Your goal — Copy verbatim the material from its first line to the line that holds "540, 562, 571, 574, 576, 577, 577, 577, 577, 577]", including that line.

•••••

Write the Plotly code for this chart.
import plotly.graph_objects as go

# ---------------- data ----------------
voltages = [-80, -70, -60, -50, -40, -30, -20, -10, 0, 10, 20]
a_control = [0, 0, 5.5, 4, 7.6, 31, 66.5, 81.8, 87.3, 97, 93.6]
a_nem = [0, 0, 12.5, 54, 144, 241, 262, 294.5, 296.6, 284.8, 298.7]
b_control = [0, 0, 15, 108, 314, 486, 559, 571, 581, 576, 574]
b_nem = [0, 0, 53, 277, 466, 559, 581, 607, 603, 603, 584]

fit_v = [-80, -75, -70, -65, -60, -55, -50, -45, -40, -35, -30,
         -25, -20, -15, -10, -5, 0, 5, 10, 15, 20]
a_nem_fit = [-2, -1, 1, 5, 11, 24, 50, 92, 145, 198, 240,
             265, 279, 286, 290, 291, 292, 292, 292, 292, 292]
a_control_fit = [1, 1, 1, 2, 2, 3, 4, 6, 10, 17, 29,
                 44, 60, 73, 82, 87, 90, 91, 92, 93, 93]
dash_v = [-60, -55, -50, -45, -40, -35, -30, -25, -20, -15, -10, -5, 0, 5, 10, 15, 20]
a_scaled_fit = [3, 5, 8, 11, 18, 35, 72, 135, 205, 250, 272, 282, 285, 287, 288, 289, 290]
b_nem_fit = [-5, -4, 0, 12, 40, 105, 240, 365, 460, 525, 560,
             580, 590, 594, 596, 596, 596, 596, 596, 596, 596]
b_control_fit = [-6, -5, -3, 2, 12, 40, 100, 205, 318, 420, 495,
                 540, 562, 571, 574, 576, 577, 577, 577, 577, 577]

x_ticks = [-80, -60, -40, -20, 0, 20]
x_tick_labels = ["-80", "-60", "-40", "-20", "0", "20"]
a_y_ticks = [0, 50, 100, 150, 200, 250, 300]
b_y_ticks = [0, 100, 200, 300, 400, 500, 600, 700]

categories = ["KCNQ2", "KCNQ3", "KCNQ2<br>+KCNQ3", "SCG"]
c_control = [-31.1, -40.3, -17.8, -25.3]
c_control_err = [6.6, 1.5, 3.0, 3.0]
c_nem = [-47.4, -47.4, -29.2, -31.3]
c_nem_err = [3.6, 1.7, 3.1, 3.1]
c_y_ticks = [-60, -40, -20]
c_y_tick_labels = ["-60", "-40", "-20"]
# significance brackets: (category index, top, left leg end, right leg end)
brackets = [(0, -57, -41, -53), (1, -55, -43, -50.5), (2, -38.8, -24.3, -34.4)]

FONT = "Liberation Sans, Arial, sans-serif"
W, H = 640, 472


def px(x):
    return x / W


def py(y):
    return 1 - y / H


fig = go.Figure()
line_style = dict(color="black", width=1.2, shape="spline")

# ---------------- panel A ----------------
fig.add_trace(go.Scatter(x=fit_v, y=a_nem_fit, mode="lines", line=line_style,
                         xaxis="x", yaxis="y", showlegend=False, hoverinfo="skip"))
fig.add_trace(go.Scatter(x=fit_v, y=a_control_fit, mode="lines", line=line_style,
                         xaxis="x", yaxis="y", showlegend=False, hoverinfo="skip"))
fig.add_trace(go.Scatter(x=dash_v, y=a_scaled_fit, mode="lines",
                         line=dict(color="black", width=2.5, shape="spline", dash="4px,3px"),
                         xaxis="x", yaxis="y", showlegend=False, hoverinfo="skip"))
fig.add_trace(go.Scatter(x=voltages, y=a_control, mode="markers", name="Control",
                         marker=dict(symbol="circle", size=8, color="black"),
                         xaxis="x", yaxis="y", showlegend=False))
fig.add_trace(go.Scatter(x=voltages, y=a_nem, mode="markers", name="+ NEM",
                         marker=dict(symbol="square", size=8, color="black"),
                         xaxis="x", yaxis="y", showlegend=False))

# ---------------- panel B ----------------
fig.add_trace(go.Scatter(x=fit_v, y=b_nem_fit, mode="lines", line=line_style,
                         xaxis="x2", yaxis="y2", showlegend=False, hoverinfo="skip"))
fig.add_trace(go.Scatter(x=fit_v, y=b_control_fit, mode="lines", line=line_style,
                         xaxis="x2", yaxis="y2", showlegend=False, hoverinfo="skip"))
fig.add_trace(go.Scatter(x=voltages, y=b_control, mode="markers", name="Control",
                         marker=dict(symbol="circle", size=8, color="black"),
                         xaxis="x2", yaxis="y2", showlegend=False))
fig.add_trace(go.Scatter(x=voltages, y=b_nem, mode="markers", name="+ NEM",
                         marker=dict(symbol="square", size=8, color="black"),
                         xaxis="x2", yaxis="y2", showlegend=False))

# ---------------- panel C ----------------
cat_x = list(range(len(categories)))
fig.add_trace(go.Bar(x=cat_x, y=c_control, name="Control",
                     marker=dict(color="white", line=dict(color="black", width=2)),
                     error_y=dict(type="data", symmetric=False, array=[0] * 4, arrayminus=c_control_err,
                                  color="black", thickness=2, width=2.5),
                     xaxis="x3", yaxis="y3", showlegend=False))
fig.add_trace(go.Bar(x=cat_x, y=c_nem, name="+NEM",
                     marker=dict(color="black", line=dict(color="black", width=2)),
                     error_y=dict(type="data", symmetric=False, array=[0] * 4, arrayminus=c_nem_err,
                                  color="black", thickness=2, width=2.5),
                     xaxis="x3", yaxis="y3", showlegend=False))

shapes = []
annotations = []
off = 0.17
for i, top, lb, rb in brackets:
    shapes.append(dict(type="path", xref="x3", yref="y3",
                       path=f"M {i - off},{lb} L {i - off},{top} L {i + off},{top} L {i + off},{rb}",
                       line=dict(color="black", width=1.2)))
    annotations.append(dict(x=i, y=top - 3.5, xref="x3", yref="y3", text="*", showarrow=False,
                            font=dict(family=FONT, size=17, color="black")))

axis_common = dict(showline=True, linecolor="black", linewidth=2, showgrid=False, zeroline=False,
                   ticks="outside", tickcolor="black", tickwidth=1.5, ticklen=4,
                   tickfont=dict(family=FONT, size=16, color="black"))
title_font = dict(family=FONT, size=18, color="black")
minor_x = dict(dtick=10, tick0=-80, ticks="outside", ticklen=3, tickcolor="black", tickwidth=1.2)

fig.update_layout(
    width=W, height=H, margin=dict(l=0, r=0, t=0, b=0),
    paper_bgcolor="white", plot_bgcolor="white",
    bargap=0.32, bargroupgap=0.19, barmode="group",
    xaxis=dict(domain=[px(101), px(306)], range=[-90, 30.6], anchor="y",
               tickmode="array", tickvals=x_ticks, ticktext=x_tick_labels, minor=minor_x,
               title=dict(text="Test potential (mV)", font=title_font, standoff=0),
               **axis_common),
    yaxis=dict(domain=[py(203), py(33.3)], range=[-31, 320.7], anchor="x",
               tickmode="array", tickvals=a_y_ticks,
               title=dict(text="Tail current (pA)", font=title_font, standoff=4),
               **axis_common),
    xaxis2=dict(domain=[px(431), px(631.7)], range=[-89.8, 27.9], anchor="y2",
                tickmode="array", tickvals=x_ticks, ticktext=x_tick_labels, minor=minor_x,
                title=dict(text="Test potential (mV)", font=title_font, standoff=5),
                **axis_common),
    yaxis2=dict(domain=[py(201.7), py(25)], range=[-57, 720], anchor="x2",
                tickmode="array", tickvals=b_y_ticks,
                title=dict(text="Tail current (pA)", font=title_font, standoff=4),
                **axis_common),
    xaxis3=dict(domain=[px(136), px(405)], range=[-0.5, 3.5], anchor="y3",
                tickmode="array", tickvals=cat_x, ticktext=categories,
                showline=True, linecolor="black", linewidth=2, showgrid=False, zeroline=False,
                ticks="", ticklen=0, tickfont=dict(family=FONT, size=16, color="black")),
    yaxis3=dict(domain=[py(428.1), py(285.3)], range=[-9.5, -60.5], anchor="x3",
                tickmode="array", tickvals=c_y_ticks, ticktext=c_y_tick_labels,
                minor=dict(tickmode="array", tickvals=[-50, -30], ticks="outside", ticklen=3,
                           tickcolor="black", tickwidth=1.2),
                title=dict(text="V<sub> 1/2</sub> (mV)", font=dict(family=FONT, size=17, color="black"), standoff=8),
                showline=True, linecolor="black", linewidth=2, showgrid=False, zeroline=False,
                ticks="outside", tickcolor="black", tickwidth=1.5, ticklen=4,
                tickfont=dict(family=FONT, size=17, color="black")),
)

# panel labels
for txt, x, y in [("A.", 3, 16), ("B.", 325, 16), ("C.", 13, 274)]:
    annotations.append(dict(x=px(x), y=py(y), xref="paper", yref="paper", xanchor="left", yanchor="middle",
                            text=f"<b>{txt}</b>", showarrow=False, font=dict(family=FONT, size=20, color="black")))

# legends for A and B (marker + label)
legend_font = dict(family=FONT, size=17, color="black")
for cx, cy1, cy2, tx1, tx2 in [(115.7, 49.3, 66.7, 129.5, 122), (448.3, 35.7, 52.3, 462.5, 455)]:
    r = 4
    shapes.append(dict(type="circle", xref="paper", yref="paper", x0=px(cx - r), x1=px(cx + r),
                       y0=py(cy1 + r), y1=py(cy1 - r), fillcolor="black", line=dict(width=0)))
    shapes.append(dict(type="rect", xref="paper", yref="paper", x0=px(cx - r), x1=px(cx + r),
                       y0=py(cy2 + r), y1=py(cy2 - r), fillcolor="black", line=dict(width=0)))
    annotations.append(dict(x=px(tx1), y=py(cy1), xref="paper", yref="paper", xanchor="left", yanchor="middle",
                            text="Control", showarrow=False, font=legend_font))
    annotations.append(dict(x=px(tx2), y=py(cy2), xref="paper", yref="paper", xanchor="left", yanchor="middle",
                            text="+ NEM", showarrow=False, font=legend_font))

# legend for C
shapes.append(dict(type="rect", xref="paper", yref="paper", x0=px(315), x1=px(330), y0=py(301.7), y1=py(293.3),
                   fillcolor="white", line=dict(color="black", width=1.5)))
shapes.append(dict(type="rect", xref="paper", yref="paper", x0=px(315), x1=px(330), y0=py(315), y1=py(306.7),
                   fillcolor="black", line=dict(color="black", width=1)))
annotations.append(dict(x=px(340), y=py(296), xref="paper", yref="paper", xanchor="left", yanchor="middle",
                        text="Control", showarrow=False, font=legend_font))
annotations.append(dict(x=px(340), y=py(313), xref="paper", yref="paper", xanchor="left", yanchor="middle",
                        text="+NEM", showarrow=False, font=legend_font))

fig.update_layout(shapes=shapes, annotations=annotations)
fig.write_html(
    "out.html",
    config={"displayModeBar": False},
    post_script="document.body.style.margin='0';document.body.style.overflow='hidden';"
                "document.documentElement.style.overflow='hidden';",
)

•••••

Answer to this task —
Write the Plotly code for this chart.
import plotly.graph_objects as go

# ---------------- data ----------------
voltages = [-80, -70, -60, -50, -40, -30, -20, -10, 0, 10, 20]
a_control = [0, 0, 5.5, 4, 7.6, 31, 66.5, 81.8, 87.3, 97, 93.6]
a_nem = [0, 0, 12.5, 54, 144, 241, 262, 294.5, 296.6, 284.8, 298.7]
b_control = [0, 0, 15, 108, 314, 486, 559, 571, 581, 576, 574]
b_nem = [0, 0, 53, 277, 466, 559, 581, 607, 603, 603, 584]

fit_v = [-80, -75, -70, -65, -60, -55, -50, -45, -40, -35, -30,
         -25, -20, -15, -10, -5, 0, 5, 10, 15, 20]
a_nem_fit = [-2, -1, 1, 5, 11, 24, 50, 92, 145, 198, 240,
             265, 279, 286, 290, 291, 292, 292, 292, 292, 292]
a_control_fit = [1, 1, 1, 2, 2, 3, 4, 6, 10, 17, 29,
                 44, 60, 73, 82, 87, 90, 91, 92, 93, 93]
dash_v = [-60, -55, -50, -45, -40, -35, -30, -25, -20, -15, -10, -5, 0, 5, 10, 15, 20]
a_scaled_fit = [3, 5, 8, 11, 18, 35, 72, 135, 205, 250, 272, 282, 285, 287, 288, 289, 290]
b_nem_fit = [-5, -4, 0, 12, 40, 105, 240, 365, 460, 525, 560,
             580, 590, 594, 596, 596, 596, 596, 596, 596, 596]
b_control_fit = [-6, -5, -3, 2, 12, 40, 100, 205, 318, 420, 495,
                 540, 562, 571, 574, 576, 577, 577, 577, 577, 577]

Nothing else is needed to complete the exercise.